■ Description of the task: Your copy should hold exactly the lines from the one containing "Recreate this image as a Python" to the one containing "import seaborn as sns", inclusive, with no pictures.

■ Given data:
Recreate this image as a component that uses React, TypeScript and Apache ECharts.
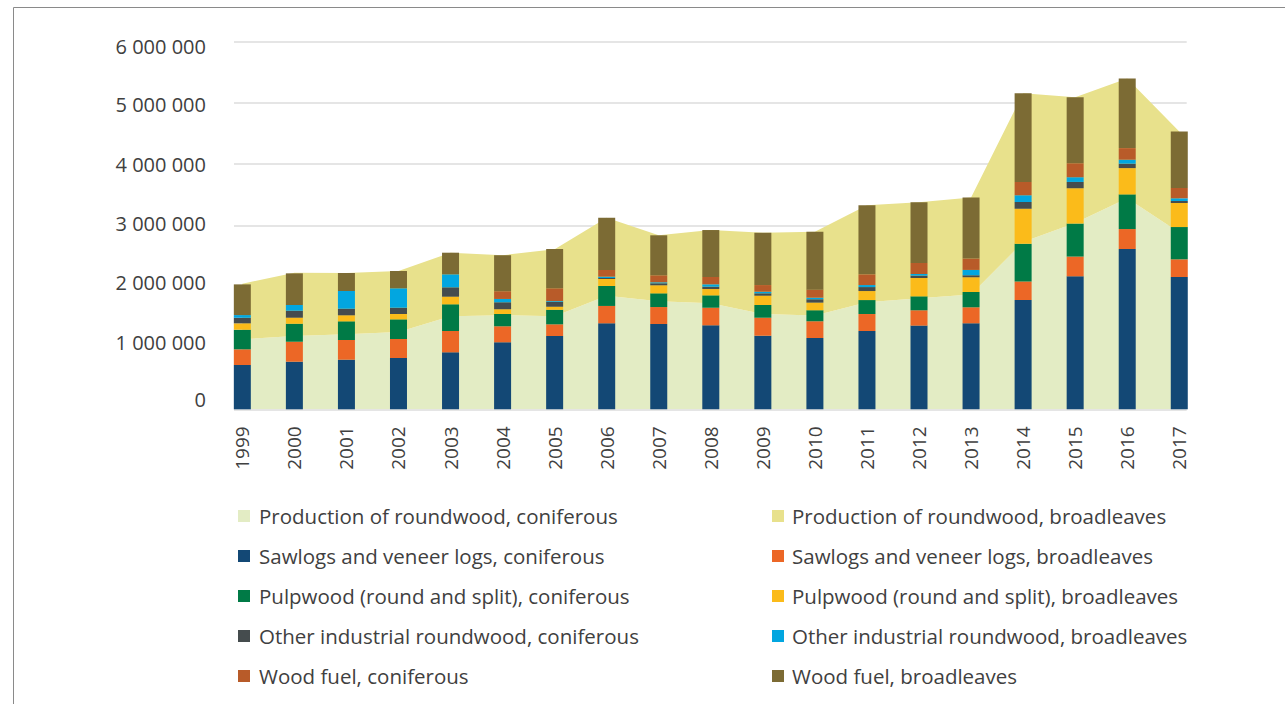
import React, { useEffect, useRef } from "react";
import * as echarts from "echarts";

const years = ["1999","2000","2001","2002","2003","2004","2005","2006","2007","2008","2009","2010","2011","2012","2013","2014","2015","2016","2017"];

const prodConiferous = [1144000,1195000,1223000,1261000,1519000,1535000,1518000,1855000,1763000,1730000,1556000,1530000,1746000,1813000,1873000,2729000,3041000,3443000,2887000];
const prodBroadleaves = [905000,1034000,1002000,996000,1037000,980000,1093000,1273000,1077000,1196000,1326000,1370000,1583000,1565000,1584000,2428000,2052000,1958000,1646000];

const sawCon = [723000,777000,810000,837000,930000,1094000,1196000,1404000,1392000,1371000,1201000,1164000,1278000,1366000,1404000,1784000,2171000,2616000,2159000];
const sawBro = [256000,326000,321000,310000,348000,261000,191000,283000,277000,287000,294000,273000,277000,250000,261000,300000,322000,326000,289000];
const pulpCon = [320000,294000,305000,321000,436000,201000,238000,326000,224000,202000,207000,180000,228000,228000,250000,620000,539000,566000,527000];
const pulpBro = [104000,98000,98000,87000,124000,77000,49000,114000,131000,103000,152000,124000,147000,299000,240000,571000,576000,429000,392000];
const otherCon = [91000,114000,108000,103000,153000,114000,82000,16000,33000,38000,39000,55000,65000,39000,33000,108000,103000,72000,33000];
const otherBro = [44000,93000,289000,317000,212000,54000,12000,22000,16000,39000,26000,26000,33000,26000,87000,109000,77000,65000,44000];
const fuelCon = [0,0,0,0,0,126000,207000,109000,114000,119000,109000,131000,175000,180000,186000,217000,228000,189000,168000];
const fuelBro = [501000,517000,294000,282000,353000,588000,641000,854000,653000,767000,854000,947000,1126000,990000,996000,1448000,1077000,1138000,921000];

const yTicks = [0, 1000000, 2000000, 3000000, 4000000, 5000000, 6000000];

const names = {
  prodCon: "Production of roundwood, coniferous",
  prodBro: "Production of roundwood, broadleaves",
  sawCon: "Sawlogs and veneer logs, coniferous",
  sawBro: "Sawlogs and veneer logs, broadleaves",
  pulpCon: "Pulpwood (round and split), coniferous",
  pulpBro: "Pulpwood (round and split), broadleaves",
  otherCon: "Other industrial roundwood, coniferous",
  otherBro: "Other industrial roundwood, broadleaves",
  fuelCon: "Wood fuel, coniferous",
  fuelBro: "Wood fuel, broadleaves",
};

const colors = {
  prodCon: "#e3ecc4",
  prodBro: "#e8e18c",
  sawCon: "#134875",
  sawBro: "#ec6726",
  pulpCon: "#007a46",
  pulpBro: "#fbbb1a",
  otherCon: "#454c4e",
  otherBro: "#02a6e0",
  fuelCon: "#b85b29",
  fuelBro: "#7c6b34",
};

const FONT = "Open Sans";
const TEXT = "#404040";

export default function App() {
  const ref = useRef<HTMLDivElement>(null);
  useEffect(() => {
    if (!ref.current) return;
    const chart = echarts.init(ref.current, null, { renderer: "svg" });
    const fmt = (v: number) => String(v).replace(/\B(?=(\d{3})+(?!\d))/g, " ");
    // label vertical offsets (reference labels are slightly compressed vs gridlines)
    const pads: number[][] = [
      [0, 0, 20, 0],
      [0, 0, 12, 0],
      [0, 0, 8, 0],
      [0, 0, 4, 0],
      [0, 0, 0, 0],
      [4, 0, 0, 0],
      [9, 0, 0, 0],
    ];
    const rich: any = {};
    pads.forEach((p, i) => {
      rich["o" + i] = { fontFamily: FONT, fontSize: 20, color: TEXT, padding: p };
    });
    const area = (key: string, data: number[]) => ({
      name: (names as any)[key],
      type: "line",
      stack: "prod",
      xAxisIndex: 0,
      yAxisIndex: 0,
      data,
      symbol: "none",
      smooth: false,
      lineStyle: { width: 0, color: (colors as any)[key] },
      itemStyle: { color: (colors as any)[key] },
      areaStyle: { color: (colors as any)[key], opacity: 1 },
      z: 1,
    });
    const bar = (key: string, data: number[]) => ({
      name: (names as any)[key],
      type: "bar",
      stack: "bars",
      xAxisIndex: 0,
      yAxisIndex: 0,
      data,
      barWidth: 17,
      itemStyle: { color: (colors as any)[key] },
      z: 3,
    });
    const legendBase = {
      orient: "vertical",
      icon: "rect",
      itemWidth: 12,
      itemHeight: 12,
      itemGap: 19,
      selectedMode: false,
    };
    const legendText = (padLeft: number) => ({
      fontFamily: FONT,
      fontSize: 20.5,
      color: TEXT,
      lineHeight: 20,
      padding: [0, 0, 0, padLeft],
    });
    chart.setOption({
      animation: false,
      backgroundColor: "#ffffff",
      graphic: [
        {
          type: "rect",
          shape: { x: 13.5, y: 7.5, width: 1400, height: 800 },
          style: { fill: "none", stroke: "#8a8a8a", lineWidth: 1 },
          silent: true,
        },
      ],
      grid: [
        { left: 216.3, right: 79.7, top: 41.7, bottom: 294.7, containLabel: false },
        { left: 234, right: 98.3, top: 41.7, bottom: 294.7, containLabel: false },
      ],
      legend: [
        {
          ...legendBase,
          left: 233,
          top: 500.5,
          textStyle: legendText(4),
          data: [names.prodCon, names.sawCon, names.pulpCon, names.otherCon, names.fuelCon],
        },
        {
          ...legendBase,
          left: 767,
          top: 500.5,
          textStyle: legendText(3),
          data: [names.prodBro, names.sawBro, names.pulpBro, names.otherBro, names.fuelBro],
        },
      ],
      xAxis: [
        {
          type: "category",
          gridIndex: 0,
          data: years,
          boundaryGap: true,
          axisLine: { show: false },
          axisTick: { show: false },
          axisLabel: { rotate: 90, margin: 17, fontFamily: FONT, fontSize: 19, color: TEXT },
        },
        { type: "value", gridIndex: 1, min: 0, max: 1, show: false },
      ],
      yAxis: [
        { type: "value", gridIndex: 0, min: 0, max: 6000000, interval: 1000000, show: false },
        {
          type: "value",
          gridIndex: 1,
          min: yTicks[0],
          max: yTicks[yTicks.length - 1],
          interval: 1000000,
          axisLine: { show: false },
          axisTick: { show: false },
          splitLine: { lineStyle: { color: "#dcdcdc", width: 1.5 } },
          axisLabel: {
            margin: 28,
            fontFamily: FONT,
            fontSize: 20,
            color: TEXT,
            formatter: (v: number) => {
              const i = yTicks.indexOf(v);
              return "{o" + (i < 0 ? 4 : i) + "|" + fmt(v) + "}";
            },
            rich,
          },
        },
      ],
      series: [
        area("prodCon", prodConiferous),
        area("prodBro", prodBroadleaves),
        bar("sawCon", sawCon),
        bar("sawBro", sawBro),
        bar("pulpCon", pulpCon),
        bar("pulpBro", pulpBro),
        bar("otherCon", otherCon),
        bar("otherBro", otherBro),
        bar("fuelCon", fuelCon),
        bar("fuelBro", fuelBro),
      ],
    });
    return () => chart.dispose();
  }, []);
  return (
    <div
      ref={ref}
      style={{ position: "fixed", left: 0, top: 0, width: 1285, height: 704 }}
    />
  );
}
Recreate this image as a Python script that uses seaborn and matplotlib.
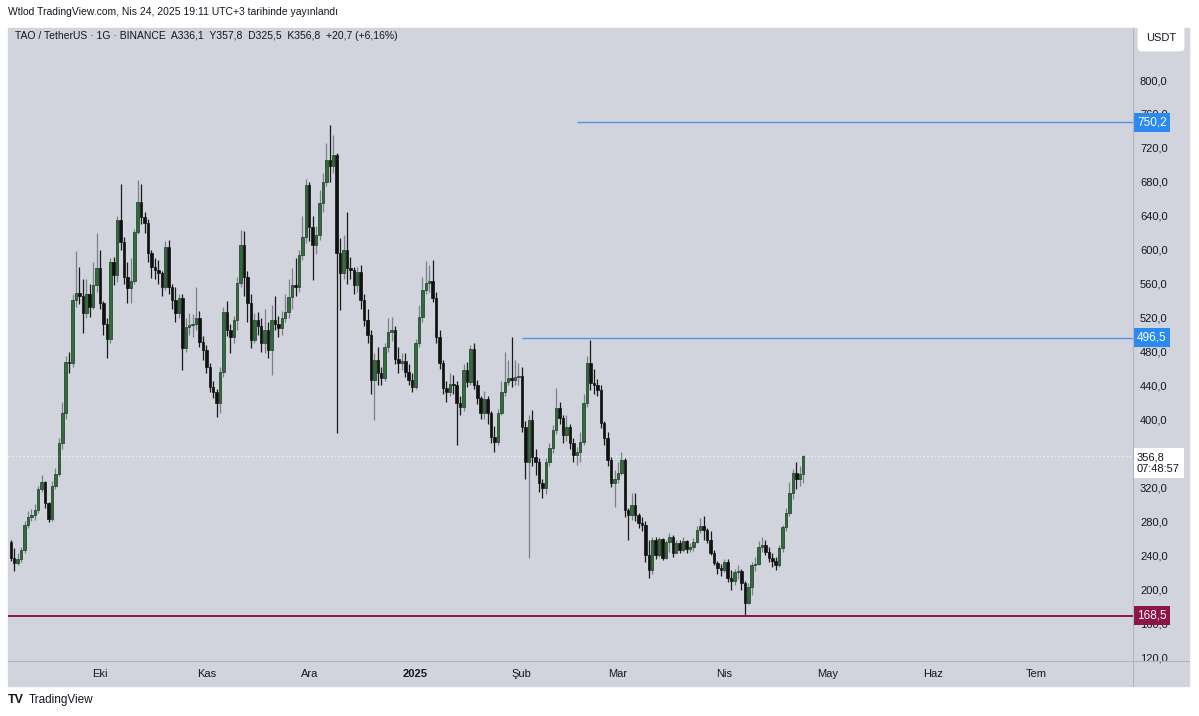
import numpy as np
import pandas as pd
import matplotlib
matplotlib.use("Agg")
import matplotlib.pyplot as plt
import matplotlib.dates as mdates
from matplotlib.patches import Rectangle
from matplotlib.lines import Line2D
import seaborn as sns

# daily TAO/USDT candles
first_day = "2024-09-05"
first_open = 255.0
closes = [
    237, 231, 236, 246, 275, 285, 287, 293, 318, 326, 301, 283, 322, 336, 372, 407, 468, 466, 541, 549,
    546, 525, 548, 533, 558, 578, 537, 513, 495, 586, 570, 635, 609, 568, 555, 563, 621, 656, 639, 631,
    596, 580, 576, 572, 556, 603, 556, 541, 525, 543, 484, 509, 511, 512, 520, 491, 482, 462, 438, 432,
    419, 456, 527, 505, 497, 517, 561, 606, 568, 537, 494, 517, 510, 490, 505, 482, 517, 512, 508, 520,
    527, 544, 558, 556, 594, 615, 676, 627, 606, 617, 655, 680, 706, 699, 712, 596, 573, 600, 578, 576,
    558, 574, 541, 517, 500, 446, 470, 455, 449, 485, 503, 505, 471, 467, 469, 456, 446, 438, 490, 521,
    552, 561, 563, 543, 497, 467, 437, 432, 442, 440, 419, 415, 458, 444, 483, 441, 425, 408, 424, 408,
    379, 373, 407, 432, 444, 449, 447, 450, 451, 391, 350, 399, 356, 350, 325, 319, 350, 366, 387, 413,
    402, 382, 391, 372, 358, 362, 373, 419, 466, 443, 441, 435, 396, 378, 352, 325, 330, 337, 352, 293,
    287, 299, 287, 278, 276, 240, 223, 258, 240, 259, 237, 255, 262, 243, 254, 246, 257, 247, 250, 256,
    270, 274, 270, 258, 243, 231, 225, 222, 232, 213, 209, 220, 221, 207, 184, 203, 228, 230, 250, 252,
    244, 237, 233, 228, 248, 273, 290, 313, 337, 330, 336.1, 356.8,
]
highs = [
    258, 248, 242, 250, 280, 292, 295, 300, 322, 335, 328, 303, 327, 343, 378, 420, 475, 480, 548, 598,
    580, 566, 565, 560, 586, 620, 600, 540, 520, 590, 592, 640, 678, 615, 585, 590, 625, 682, 678, 645,
    636, 600, 590, 588, 575, 610, 612, 560, 556, 548, 548, 520, 525, 524, 556, 528, 498, 488, 466, 445,
    436, 462, 533, 540, 512, 522, 568, 623, 622, 575, 548, 525, 527, 519, 530, 515, 535, 545, 522, 528,
    548, 566, 578, 590, 600, 640, 683, 680, 640, 628, 670, 690, 726, 747, 735, 714, 614, 617, 644, 592,
    580, 580, 582, 548, 530, 505, 478, 485, 462, 490, 520, 521, 510, 485, 478, 478, 465, 455, 495, 535,
    568, 587, 582, 588, 550, 505, 470, 445, 455, 452, 445, 428, 465, 468, 488, 490, 446, 428, 433, 428,
    410, 392, 412, 445, 479, 470, 497, 470, 466, 462, 398, 405, 411, 365, 355, 330, 355, 372, 393, 437,
    420, 405, 405, 395, 378, 368, 385, 430, 475, 494, 460, 448, 440, 398, 385, 356, 340, 350, 362, 355,
    296, 313, 313, 290, 285, 280, 258, 262, 262, 262, 260, 258, 266, 264, 258, 258, 262, 258, 254, 260,
    274, 284, 286, 272, 268, 246, 233, 230, 236, 236, 222, 224, 228, 224, 210, 207, 232, 238, 257, 261,
    258, 250, 242, 238, 252, 276, 296, 326, 342, 350, 345, 357.8,
]
lows = [
    233, 221, 228, 232, 243, 272, 280, 282, 290, 315, 296, 279, 280, 318, 333, 365, 400, 455, 462, 532,
    536, 502, 520, 521, 530, 550, 530, 500, 472, 490, 558, 562, 600, 560, 537, 537, 560, 618, 630, 620,
    585, 567, 565, 560, 545, 552, 548, 530, 515, 520, 458, 480, 500, 497, 505, 485, 470, 455, 432, 425,
    403, 408, 450, 498, 478, 490, 505, 556, 545, 515, 484, 490, 500, 480, 478, 472, 452, 505, 497, 500,
    515, 520, 530, 545, 550, 588, 608, 610, 564, 595, 612, 645, 675, 680, 690, 384, 529, 565, 560, 565,
    548, 550, 530, 510, 490, 430, 399, 440, 440, 445, 480, 492, 465, 455, 458, 450, 440, 432, 436, 485,
    515, 548, 550, 538, 490, 460, 430, 420, 428, 430, 370, 405, 410, 438, 440, 436, 418, 400, 400, 395,
    372, 362, 370, 405, 428, 440, 438, 440, 440, 385, 330, 237, 345, 335, 315, 307, 312, 345, 360, 383,
    395, 372, 375, 365, 350, 346, 350, 370, 415, 435, 430, 428, 390, 370, 345, 320, 297, 325, 335, 285,
    258, 282, 280, 272, 268, 232, 213, 218, 236, 238, 234, 236, 244, 238, 242, 243, 244, 242, 244, 245,
    254, 266, 258, 254, 240, 228, 218, 215, 220, 208, 199, 205, 212, 199, 168.5, 183, 193, 221, 228, 244,
    240, 232, 226, 222, 226, 244, 268, 286, 306, 318, 322, 325.5,
]

# 360,0 sits under the last-price box in the reference, so it is left out
ytick_values = [120, 160, 200, 240, 280, 320, 400, 440, 480, 520, 560, 600, 640, 680, 720, 760, 800]
month_starts = ["2024-10-01", "2024-11-01", "2024-12-01", "2025-01-01", "2025-02-01",
                "2025-03-01", "2025-04-01", "2025-05-01", "2025-06-01", "2025-07-01"]
month_labels = ["Eki", "Kas", "Ara", "2025", "Şub", "Mar", "Nis", "May", "Haz", "Tem"]

level_top, level_top_from = 750.2, "2025-02-17"
level_mid, level_mid_from = 496.5, "2025-02-01"
level_low = 168.5
last_price = 356.8
countdown = "07:48:57"

title = "Wtlod TradingView.com, Nis 24, 2025 19:11 UTC+3 tarihinde yayınlandı"
legend = "TAO / TetherUS · 1G · BINANCE  A336,1  Y357,8  D325,5  K356,8  +20,7 (+6,16%)"

W, H = 1199, 716
BG = "#d1d4dc"
SEP = "#b2b5be"
TXT = "#131722"


def fmt(v):
    return f"{v:.1f}".replace(".", ",")


def main():
    sns.set_theme(style="white")
    plt.rcParams["font.family"] = ["Liberation Sans", "DejaVu Sans"]

    df = pd.DataFrame({"close": closes, "high": highs, "low": lows})
    df["date"] = pd.date_range(first_day, periods=len(df), freq="D")
    df["open"] = [first_open] + closes[:-1]
    df["high"] = df[["high", "open", "close"]].max(axis=1)
    df["low"] = df[["low", "open", "close"]].min(axis=1)
    df["x"] = mdates.date2num(df["date"])
    df["up"] = df["close"] >= df["open"]

    fig = plt.figure(figsize=(W / 100, H / 100), dpi=100, facecolor="white")

    # grey panel behind chart + scales
    fig.patches.append(Rectangle((8 / W, 1 - 686 / H), 1181 / W, 658 / H,
                                 transform=fig.transFigure, color=BG, zorder=-5))
    ax = fig.add_axes([8 / W, 1 - 661 / H, 1125 / W, 633 / H])
    ax.set_facecolor(BG)
    for s in ax.spines.values():
        s.set_visible(False)
    fig.lines.append(Line2D([1133 / W, 1133 / W], [1 - 686 / H, 1 - 28 / H],
                            transform=fig.transFigure, color=SEP, lw=0.8))
    fig.lines.append(Line2D([8 / W, 1189 / W], [1 - 661 / H, 1 - 661 / H],
                            transform=fig.transFigure, color=SEP, lw=0.8))

    # candles
    up = df[df["up"]]
    dn = df[~df["up"]]
    ax.vlines(up["x"], up["low"], up["high"], color="#7b7f87", lw=0.9, zorder=2)
    ax.vlines(dn["x"], dn["low"], dn["high"], color="#1a1a1a", lw=0.9, zorder=2)
    body_up = np.maximum((up["close"] - up["open"]).abs(), 1.2)
    body_dn = np.maximum((dn["close"] - dn["open"]).abs(), 1.2)
    ax.bar(up["x"], body_up, bottom=up[["open", "close"]].min(axis=1), width=0.72,
           color="#2f6e3b", edgecolor="#1d3a22", linewidth=0.5, zorder=3)
    ax.bar(dn["x"], body_dn, bottom=dn[["open", "close"]].min(axis=1), width=0.72,
           color="#111111", edgecolor="#111111", linewidth=0.5, zorder=3)

    oct1 = mdates.date2num(pd.Timestamp("2024-10-01"))
    x_left = oct1 - 92 / 3.43
    x_right = oct1 + 1033 / 3.43
    ax.set_xlim(x_left, x_right)
    ax.set_ylim(115.3, 861.3)

    # drawn levels
    ax.hlines(level_top, mdates.date2num(pd.Timestamp(level_top_from)), x_right,
              color="#4f93e6", lw=1.0, zorder=4)
    ax.hlines(level_mid, mdates.date2num(pd.Timestamp(level_mid_from)), x_right,
              color="#4f93e6", lw=1.0, zorder=4)
    ax.hlines(level_low, x_left, x_right, color="#8c1446", lw=1.4, zorder=4)
    ax.hlines(last_price, x_left, x_right, color="#f4f6fb", lw=0.9,
              linestyles=(0, (1, 2)), zorder=1)

    # scales
    ax.yaxis.tick_right()
    ax.set_yticks(ytick_values)
    ax.set_yticklabels([fmt(v) for v in ytick_values])
    ax.tick_params(axis="y", length=0, pad=5, labelsize=8, labelcolor=TXT)
    ax.set_xticks(mdates.date2num(pd.to_datetime(month_starts)))
    ax.set_xticklabels(month_labels)
    ax.tick_params(axis="x", length=0, pad=6, labelsize=8, labelcolor=TXT)
    for lab in ax.get_xticklabels():
        if lab.get_text() == "2025":
            lab.set_fontweight("bold")
    ax.grid(False)

    trans = ax.get_yaxis_transform()
    for val, col in [(level_top, "#2a8af0"), (level_mid, "#2a8af0"), (level_low, "#8c1446")]:
        ax.text(1.0035, val, fmt(val), transform=trans, ha="left", va="center",
                fontsize=8.5, color="white", clip_on=False, zorder=6,
                bbox=dict(boxstyle="square,pad=0.3", fc=col, ec="none"))
    ax.text(1.0035, last_price - 8, fmt(last_price) + "\n" + countdown, transform=trans,
            ha="left", va="center", fontsize=8, color=TXT, clip_on=False, zorder=6,
            linespacing=1.2,
            bbox=dict(boxstyle="square,pad=0.35", fc="white", ec="none"))

    # texts
    ax.text(0.006, 0.987, legend, transform=ax.transAxes, ha="left", va="center",
            fontsize=7.5, color=TXT)
    fig.text(8 / W, 1 - 12 / H, title, ha="left", va="center", fontsize=7.5, color=TXT)
    fig.text(1161 / W, 1 - 38 / H, "USDT", ha="center", va="center", fontsize=8,
             color=TXT, bbox=dict(boxstyle="round,pad=0.75,rounding_size=0.35",
                                  fc="white", ec="none"))
    fig.text(8 / W, 1 - 700 / H, "TV", ha="left", va="center", fontsize=9,
             fontweight="heavy", color=TXT)
    fig.text(29 / W, 1 - 700 / H, "TradingView", ha="left", va="center",
             fontsize=8.5, color=TXT)

    fig.savefig("out.png", dpi=100, facecolor="white")


if __name__ == "__main__":
    main()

■ Reply to the exercise:
Recreate this image as a Python script that uses seaborn and matplotlib.
import numpy as np
import pandas as pd
import matplotlib
matplotlib.use("Agg")
import matplotlib.pyplot as plt
import matplotlib.dates as mdates
from matplotlib.patches import Rectangle
from matplotlib.lines import Line2D
import seaborn as sns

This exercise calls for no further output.